Stalemate in Programmed worker deal

Programmed Maintenance Services says it is stuck in a stalemate with the maritime workers union over "impractical" demands for about 500 seafarers working in North West waters.

Like other marine services providers, Programmed has been unable to reach an enterprise bargaining agreement with the Maritime Union of Australia since the previous deal expired last year.

The company said the risk of industrial action among workers at subsidiary Total Marine Services might cause some customers to defer work.

"It's impractical for us to even contemplate accepting many of the terms they want," Programmed managing director Chris Sutherland said.

"We have to respect that our clients' capacity to pay is limited.

"If we accept a deal that's uneconomic or impractical to apply, we won't have a business. People won't use us."

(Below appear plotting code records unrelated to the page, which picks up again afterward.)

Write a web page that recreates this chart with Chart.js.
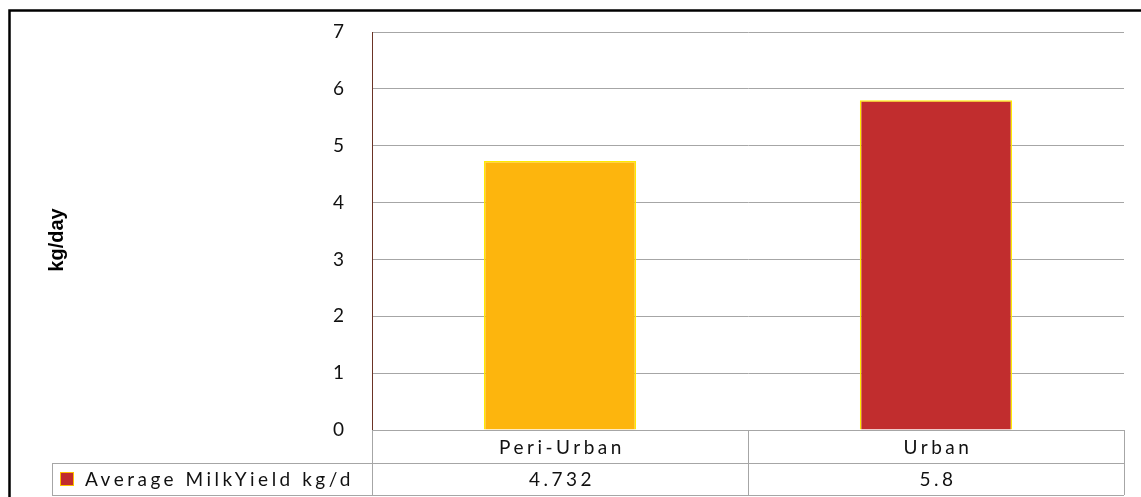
<!DOCTYPE html>
<html>
<head>
<meta charset="utf-8">
<script src="https://cdn.jsdelivr.net/npm/chart.js@4"></script>
<style>
  html, body { margin: 0; padding: 0; background: #fff; }
  #wrap { width: 1141px; height: 497px; }
</style>
</head>
<body>
<div id="wrap"><canvas id="milk-chart"></canvas></div>
<script>
// Average milk yield per day, peri-urban vs urban
const categories = ['Peri-Urban', 'Urban'];
const milkYield = [4.732, 5.8];
const valueLabels = ['4.732', '5.8'];
const seriesName = 'Average MilkYield kg/d';
const barColors = ['#FDB50D', '#C12D2E'];
const yTicks = [0, 1, 2, 3, 4, 5, 6, 7];

const FONT = 'Lato, "Open Sans", sans-serif';
const LINE = '#a6a6a6';

// frame, y title and the data table under the plot
const tablePlugin = {
  id: 'dataTable',
  afterDraw(chart) {
    const { ctx, chartArea: a, scales: { x } } = chart;
    const rowH = 33;
    const top = a.bottom, mid = a.bottom + rowH, bot = a.bottom + rowH * 2 - 1;
    const keyLeft = 52;
    ctx.save();

    // outer black frame (left + top only, rest is cropped)
    ctx.strokeStyle = '#000';
    ctx.lineWidth = 2.5;
    ctx.beginPath();
    ctx.moveTo(9.5, chart.height);
    ctx.lineTo(9.5, 10.5);
    ctx.lineTo(chart.width, 10.5);
    ctx.stroke();

    // table grid
    ctx.strokeStyle = LINE;
    ctx.lineWidth = 1;
    ctx.beginPath();
    ctx.moveTo(a.left, top + 0.5); ctx.lineTo(a.right, top + 0.5);
    ctx.moveTo(keyLeft, mid + 0.5); ctx.lineTo(a.right, mid + 0.5);
    ctx.moveTo(keyLeft, bot + 0.5); ctx.lineTo(a.right, bot + 0.5);
    ctx.moveTo(keyLeft + 0.5, mid); ctx.lineTo(keyLeft + 0.5, bot);
    ctx.moveTo(a.left + 0.5, top); ctx.lineTo(a.left + 0.5, bot);
    ctx.moveTo(a.right + 0.5, top); ctx.lineTo(a.right + 0.5, bot);
    const half = (x.getPixelForValue(1) - x.getPixelForValue(0)) / 2;
    for (let i = 0; i < categories.length - 1; i++) {
      const bx = Math.round(x.getPixelForValue(i) + half) + 0.5;
      ctx.moveTo(bx, top); ctx.lineTo(bx, bot);
    }
    ctx.stroke();

    // texts
    ctx.fillStyle = '#111';
    ctx.font = '19px ' + FONT;
    ctx.letterSpacing = '3.5px';
    ctx.textAlign = 'center';
    ctx.textBaseline = 'middle';
    categories.forEach((c, i) => {
      const cx = x.getPixelForValue(i) + 2;
      ctx.fillText(c, cx, top + rowH / 2 + 1);
      ctx.fillText(valueLabels[i], cx, mid + rowH / 2);
    });

    // legend key
    ctx.fillStyle = barColors[1];
    ctx.fillRect(61, 473, 12, 12);
    ctx.strokeStyle = '#FFC000';
    ctx.lineWidth = 1;
    ctx.strokeRect(60.5, 472.5, 13, 13);
    ctx.fillStyle = '#111';
    ctx.textAlign = 'left';
    ctx.fillText(seriesName, 85, mid + rowH / 2);
    ctx.letterSpacing = '0px';

    // y axis title
    ctx.translate(63, 240);
    ctx.rotate(-Math.PI / 2);
    ctx.font = 'bold 20px "Liberation Sans", Arial, sans-serif';
    ctx.textAlign = 'center';
    ctx.textBaseline = 'alphabetic';
    ctx.fillStyle = '#000';
    ctx.fillText('kg/day', 0, 0);
    ctx.restore();
  }
};

new Chart(document.getElementById('milk-chart'), {
  type: 'bar',
  data: {
    labels: categories,
    datasets: [{
      label: seriesName,
      data: milkYield,
      backgroundColor: barColors,
      borderColor: '#FFEA00',
      borderWidth: 1.5,
      categoryPercentage: 1,
      barPercentage: 0.405,
    }],
  },
  options: {
    responsive: true,
    maintainAspectRatio: false,
    animation: false,
    layout: { padding: { top: 32, right: 17, bottom: 67, left: 0 } },
    plugins: {
      legend: { display: false },
      tooltip: { enabled: false },
    },
    scales: {
      x: { display: false },
      y: {
        min: 0,
        max: 7,
        afterBuildTicks: s => { s.ticks = yTicks.map(v => ({ value: v })); },
        afterFit: s => { s.width = 372; },
        grid: { color: LINE, drawTicks: true, tickLength: 27, tickColor: 'rgba(0,0,0,0)' },
        border: { color: '#6b3325', width: 1 },
        ticks: { color: '#111', padding: 1, font: { family: FONT, size: 19 } },
      },
    },
  },
  plugins: [tablePlugin],
});
</script>
</body>
</html>
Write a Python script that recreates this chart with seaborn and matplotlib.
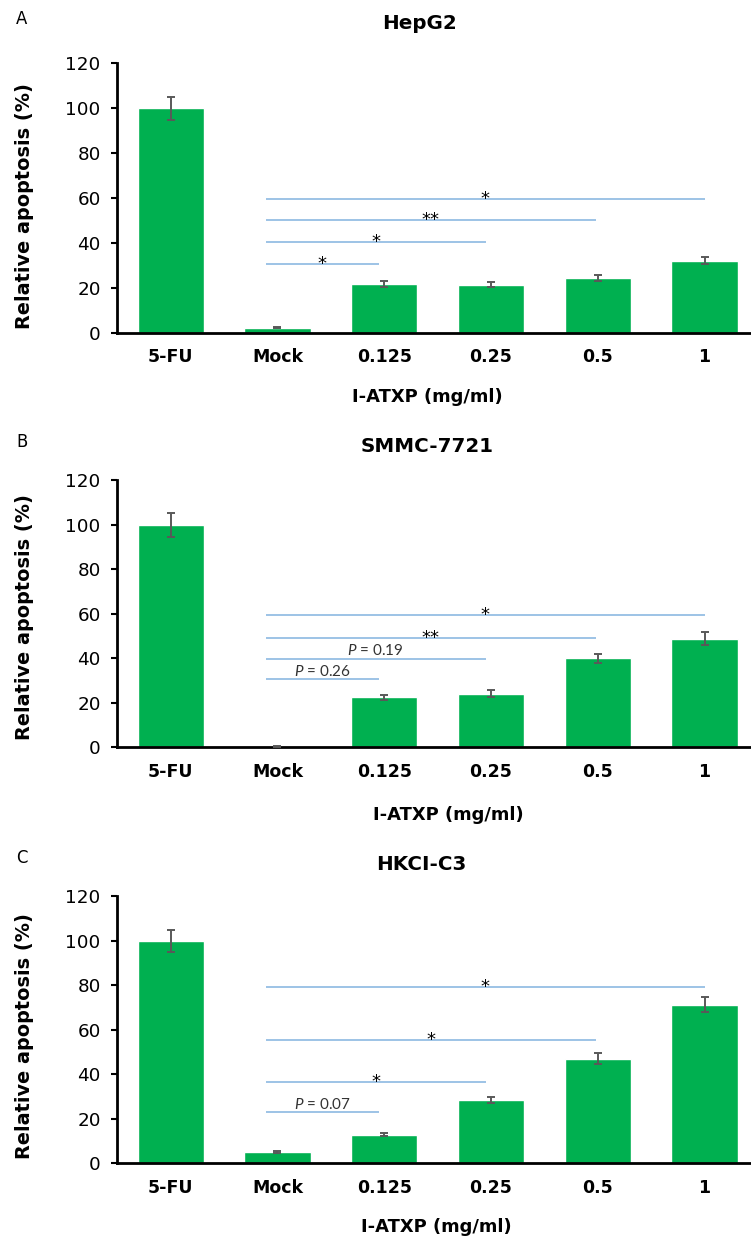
import numpy as np
import pandas as pd
import matplotlib
matplotlib.use("Agg")
import matplotlib.pyplot as plt
import seaborn as sns

# gruplar (x ekseni)
groups = ["5-FU", "Mock", "0.125", "0.25", "0.5", "1"]

# ortalama apoptoz (%) ve hata cubuklari
hepg2_mean = [100, 2.3, 21.8, 21.4, 24.5, 32.1]
hepg2_err = [5.2, 0.4, 1.3, 1.2, 1.3, 1.7]
smmc_mean = [100, 0.2, 22.5, 24.1, 40.0, 48.9]
smmc_err = [5.2, 0.2, 1.1, 1.5, 2.0, 2.8]
hkci_mean = [99.7, 5.1, 12.9, 28.6, 46.9, 71.3]
hkci_err = [4.9, 0.4, 0.7, 1.4, 2.5, 3.5]

# anlamlilik cizgileri (Mock -> doz)
sig_start = 0.89
sig_end = [1.95, 2.95, 3.98, 5.0]
hepg2_sig_y = [30.5, 40.4, 50.3, 59.7]
hepg2_sig_txt = ["*", "*", "**", "*"]
smmc_sig_y = [30.6, 39.9, 49.2, 59.5]
smmc_sig_txt = ["P = 0.26", "P = 0.19", "**", "*"]
hkci_sig_y = [23.0, 36.7, 55.4, 79.2]
hkci_sig_txt = ["P = 0.07", "*", "*", "*"]

sns.set_style("white")
plt.rcParams['font.family'] = ['DejaVu Sans']
plt.rcParams['text.color'] = 'black'
plt.rcParams['axes.labelcolor'] = 'black'
plt.rcParams['xtick.color'] = 'black'
plt.rcParams['ytick.color'] = 'black'
plt.rcParams['mathtext.fontset'] = 'custom'
plt.rcParams['mathtext.rm'] = 'Lato'
plt.rcParams['mathtext.it'] = 'Lato:italic'

W, H = 751, 1239
def fx(x):
    return x / W
def fy(y):
    return 1 - y / H

fig = plt.figure(figsize=(W / 100, H / 100), dpi=100)

# panel: harf, baslik, veri, piksel konumlari
panels = [
    dict(letter="A", title="HepG2", mean=hepg2_mean, err=hepg2_err,
         sig_y=hepg2_sig_y, sig_txt=hepg2_sig_txt,
         y0=332.7, y120=63.3, let_y=19, tit_x=420, tit_y=23.3,
         xl=(427, 396.7), yl=205.8),
    dict(letter="B", title="SMMC-7721", mean=smmc_mean, err=smmc_err,
         sig_y=smmc_sig_y, sig_txt=smmc_sig_txt,
         y0=747.3, y120=480.5, let_y=441.7, tit_x=427, tit_y=446,
         xl=(448, 815), yl=617.5),
    dict(letter="C", title="HKCI-C3", mean=hkci_mean, err=hkci_err,
         sig_y=hkci_sig_y, sig_txt=hkci_sig_txt,
         y0=1163.3, y120=896.2, let_y=858.3, tit_x=421, tit_y=865,
         xl=(436, 1226.7), yl=1035.8),
]

for p in panels:
    ax = fig.add_axes([fx(117.3), fy(p["y0"]), (757.9 - 117.3) / W,
                       (p["y0"] - p["y120"]) / H])
    df = pd.DataFrame({"grup": groups, "deger": p["mean"]})
    sns.barplot(data=df, x="grup", y="deger", color="#00B050", saturation=1,
                width=0.62, errorbar=None, ax=ax, zorder=2)
    ax.errorbar(np.arange(len(groups)), p["mean"], yerr=p["err"], fmt="none",
                ecolor="#595959", elinewidth=1.4, capsize=3.1, capthick=1.4,
                zorder=3)

    # anlamlilik cizgileri ve etiketleri
    for yv, xe, txt in zip(p["sig_y"], sig_end, p["sig_txt"]):
        ax.plot([sig_start, xe], [yv, yv], color="#9DC3E6", lw=1.4, zorder=1,
                solid_capstyle="butt")
        xm = (sig_start + xe) / 2
        if txt.startswith("P"):
            lab = "$\\mathit{P}$ = " + txt.split("= ")[1]
            ax.annotate(lab, xy=(xm, yv), xytext=(0, 2.5),
                        textcoords="offset points", ha="center", va="baseline",
                        fontsize=11, color="#333333", family="Lato")
        else:
            ax.annotate(txt, xy=(xm, yv), xytext=(0, -3.6),
                        textcoords="offset points", ha="center", va="baseline",
                        fontsize=13, color="black")

    ax.set_ylim(0, 120)
    ax.set_xlim(-0.5, len(groups) - 0.5)
    ax.set_yticks(range(0, 121, 20))
    sns.despine(ax=ax)
    for s in ["left", "bottom"]:
        ax.spines[s].set_color("black")
        ax.spines[s].set_linewidth(2)
    ax.tick_params(axis="y", left=True, length=4, width=1.5, pad=8,
                   labelsize=13.2, colors="black")
    ax.tick_params(axis="x", length=0, pad=11, labelsize=12.5, colors="black")
    for lbl in ax.get_xticklabels():
        lbl.set_fontweight("bold")

    ax.set_xlabel("I-ATXP (mg/ml)", fontsize=12.9, fontweight="bold")
    ax.xaxis.set_label_coords(fx(p["xl"][0]), fy(p["xl"][1]),
                              transform=fig.transFigure)
    ax.xaxis.label.set_va("center")
    ax.set_ylabel("Relative apoptosis (%)", fontsize=13.9, fontweight="bold")
    ax.yaxis.set_label_coords(fx(24.6), fy(p["yl"]), transform=fig.transFigure)
    ax.yaxis.label.set_va("center")

    fig.text(fx(p["tit_x"]), fy(p["tit_y"]), p["title"], ha="center",
             va="center", fontsize=14.3, fontweight="bold")
    fig.text(fx(21.7), fy(p["let_y"]), p["letter"], ha="center", va="center",
             fontsize=11.9)

fig.savefig("out.png", dpi=100)
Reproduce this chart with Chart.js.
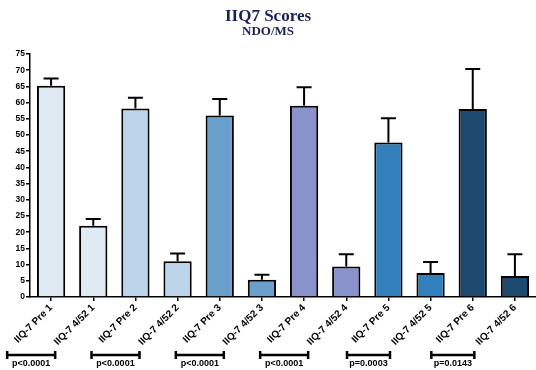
<!DOCTYPE html>
<html>
<head>
<meta charset="utf-8">
<script src="https://cdn.jsdelivr.net/npm/chart.js@4/dist/chart.umd.min.js"></script>
<style>
  html, body { margin: 0; padding: 0; background: #ffffff; }
  #wrap { width: 536px; height: 370px; }
</style>
</head>
<body>
<div id="wrap"><canvas id="chart" width="536" height="370"></canvas></div>
<script>
// IIQ-7 scores before (Pre) and after (4/52) treatment, six groups
const categories = [
  'IIQ-7 Pre 1', 'IIQ-7 4/52 1',
  'IIQ-7 Pre 2', 'IIQ-7 4/52 2',
  'IIQ-7 Pre 3', 'IIQ-7 4/52 3',
  'IIQ-7 Pre 4', 'IIQ-7 4/52 4',
  'IIQ-7 Pre 5', 'IIQ-7 4/52 5',
  'IIQ-7 Pre 6', 'IIQ-7 4/52 6'
];
const means = [65.2, 22.0, 58.2, 11.0, 56.0, 5.3, 59.0, 9.4, 47.7, 7.4, 58.0, 6.5];
const errorTops = [67.4, 24.1, 61.5, 13.4, 61.1, 6.9, 64.7, 13.2, 55.2, 10.8, 70.4, 13.2];
const barColors = [
  '#dfeaf3', '#dfeaf3',
  '#bdd5ea', '#bdd5ea',
  '#6ba0cc', '#6ba0cc',
  '#8a92cc', '#8a92cc',
  '#3180bb', '#3180bb',
  '#1d4a6e', '#1d4a6e'
];
const pValues = ['p<0.0001', 'p<0.0001', 'p<0.0001', 'p<0.0001', 'p=0.0003', 'p=0.0143'];
const yTicks = [0, 5, 10, 15, 20, 25, 30, 35, 40, 45, 50, 55, 60, 65, 70, 75];

// Upper error whiskers (mean to mean + error) with caps
const errorBarPlugin = {
  id: 'errorBars',
  afterDatasetsDraw(chart) {
    const ctx = chart.ctx;
    const meta = chart.getDatasetMeta(0);
    const y = chart.scales.y;
    ctx.save();
    ctx.strokeStyle = '#000000';
    ctx.lineWidth = 2;
    meta.data.forEach((bar, i) => {
      const top = y.getPixelForValue(errorTops[i]);
      const base = y.getPixelForValue(means[i]);
      ctx.beginPath();
      ctx.moveTo(bar.x, base);
      ctx.lineTo(bar.x, top);
      ctx.moveTo(bar.x - 7.5, top);
      ctx.lineTo(bar.x + 7.5, top);
      ctx.stroke();
    });
    ctx.restore();
  }
};

// Significance brackets with p-values under each Pre / 4/52 pair
const pairBracketPlugin = {
  id: 'pairBrackets',
  afterDraw(chart) {
    const ctx = chart.ctx;
    const x = chart.scales.x;
    const lineY = 355;
    ctx.save();
    ctx.strokeStyle = '#000000';
    ctx.fillStyle = '#000000';
    ctx.font = 'bold 9px "Liberation Sans", Arial, sans-serif';
    ctx.textAlign = 'center';
    ctx.textBaseline = 'middle';
    pValues.forEach((p, k) => {
      const a = x.getPixelForValue(2 * k);
      const b = x.getPixelForValue(2 * k + 1);
      const c = (a + b) / 2 - 41;
      const half = k >= 4 ? 21.5 : 24;
      ctx.lineWidth = 2.5;
      ctx.beginPath();
      ctx.moveTo(c - half, lineY);
      ctx.lineTo(c + half, lineY);
      ctx.stroke();
      ctx.lineWidth = 2.5;
      ctx.beginPath();
      ctx.moveTo(c - half, lineY - 4);
      ctx.lineTo(c - half, lineY + 4);
      ctx.moveTo(c + half, lineY - 4);
      ctx.lineTo(c + half, lineY + 4);
      ctx.stroke();
      ctx.fillText(p, c, lineY + 8.5);
    });
    ctx.restore();
  }
};

new Chart(document.getElementById('chart'), {
  type: 'bar',
  data: {
    labels: categories,
    datasets: [{
      data: means,
      backgroundColor: barColors,
      borderColor: '#000000',
      borderWidth: 2,
      borderSkipped: 'bottom',
      categoryPercentage: 1.0,
      barPercentage: 0.67
    }]
  },
  options: {
    responsive: false,
    animation: false,
    devicePixelRatio: 1,
    layout: { padding: { left: 0, right: 0, top: 0, bottom: 0 } },
    plugins: {
      legend: { display: false },
      tooltip: { enabled: false },
      title: {
        display: true,
        text: 'IIQ7 Scores',
        color: '#1b1f55',
        font: { family: '"Liberation Serif", "Times New Roman", serif', size: 17, weight: 'bold', lineHeight: 1.0 },
        padding: { top: 8, bottom: 0 }
      },
      subtitle: {
        display: true,
        text: 'NDO/MS',
        color: '#1b1f55',
        font: { family: '"Liberation Serif", "Times New Roman", serif', size: 13, weight: 'bold', lineHeight: 1.0 },
        padding: { top: 0, bottom: 16 }
      }
    },
    scales: {
      x: {
        offset: true,
        border: { color: '#000000', width: 1.5 },
        grid: { display: true, drawOnChartArea: false, offset: false, color: '#000000', tickLength: 4, lineWidth: 1.5 },
        ticks: {
          color: '#000000',
          maxRotation: 45,
          minRotation: 45,
          padding: 1,
          font: { family: '"Liberation Sans", Arial, sans-serif', size: 10, weight: 'bold' }
        },
        afterFit(scale) { scale.height = 73; }
      },
      y: {
        min: 0,
        max: 75,
        afterBuildTicks(scale) { scale.ticks = yTicks.map(v => ({ value: v })); },
        border: { color: '#000000', width: 1.5 },
        grid: { display: true, drawOnChartArea: false, color: '#000000', tickLength: 4, lineWidth: 1.5 },
        ticks: {
          color: '#000000',
          padding: 1,
          font: { family: '"Liberation Sans", Arial, sans-serif', size: 8.5, weight: 'bold' }
        },
        afterFit(scale) { scale.width = 30; }
      }
    }
  },
  plugins: [errorBarPlugin, pairBracketPlugin]
});
</script>
</body>
</html>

While talks with the MUA were continuing, the negotiations were in a "classic stalemate".

"I'm not sure what the breakthrough will be. We're very keen to see if we can find that."

Programmed will be watching closely a hearing in the Fair Work Commission next month between the MUA and marine contractor Tidewater.

A planned two-day strike this week by about 100 Tidewater employees over an EBA standoff was suspended after the commission issued an interim order against the union.

Programmed yesterday reported a $31 million net profit for the year ended March 30, down 3 per cent.

The result was underpinned by a 21 per cent increase in earnings at the company's property and infrastructure division. That was offset by a fall of the same percentage in resources following the completion of a manpower contract at CITIC Pacific's Sino Iron magnetite project in the Pilbara.